Frequently Asked Questions
Can someone still download a video if it uses Signed URLs?
Yes. If a user has a valid signed URL, they can download the raw video stream within its active expiration window. To prevent simple downloads, you should combine Signed URLs with HLS/DASH streaming (which splits videos into hundreds of small fragments) and, for maximum protection, implement DRM (Digital Rights Management) like Widevine or FairPlay.
What is the recommended expiration time (TTL) for a Signed URL?
The recommended TTL is between 2 to 15 minutes. The signature only needs to be valid long enough for the player to initiate the stream. Once the connection is established and the player begins loading the video segment, expiration changes will not cut off the active stream.

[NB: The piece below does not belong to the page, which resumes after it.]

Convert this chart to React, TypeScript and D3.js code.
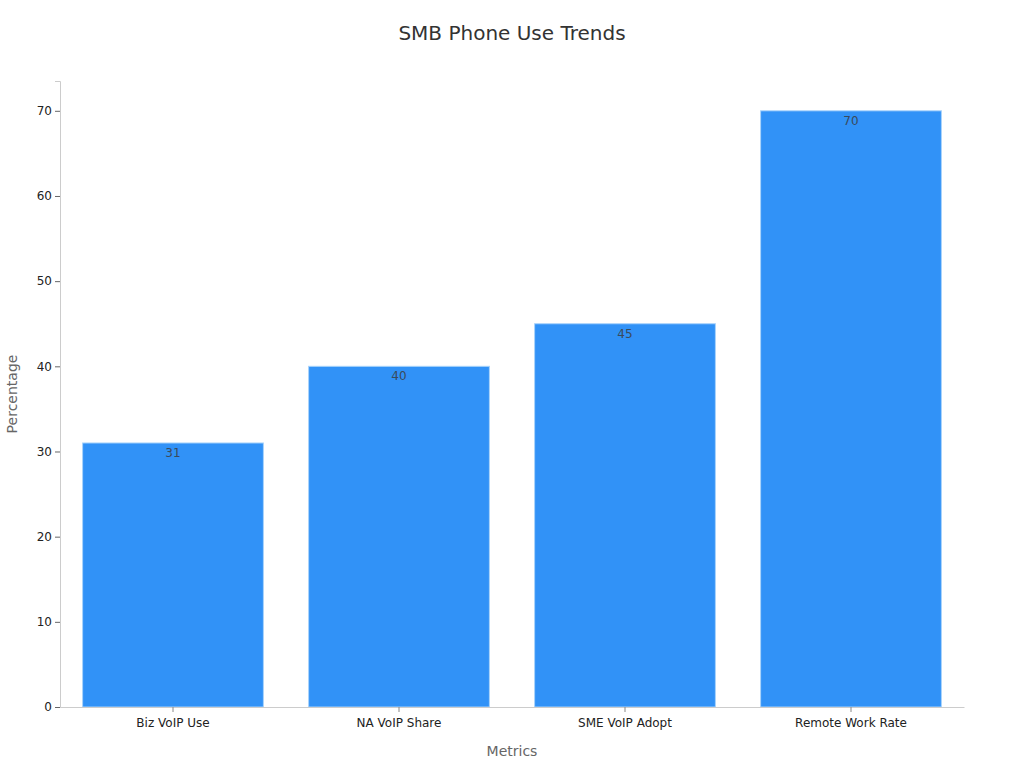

Do Signed URLs degrade CDN caching performance?
By default, yes, because most CDNs treat different query strings (like unique tokens or timestamps) as unique cache keys, leading to cache misses. To fix this, you must configure your CDN (e.g. via Cloudflare Workers or Cache Keys) to strip the token when querying the cache, but validate the signature before serving.
How do you protect the signing key?
The signing key (a cryptographically secure shared secret) must remain strictly on your backend server or edge runtime (e.g., Cloudflare Workers Secrets). It must never be exposed to the client-side code, mobile applications, or frontend git repositories.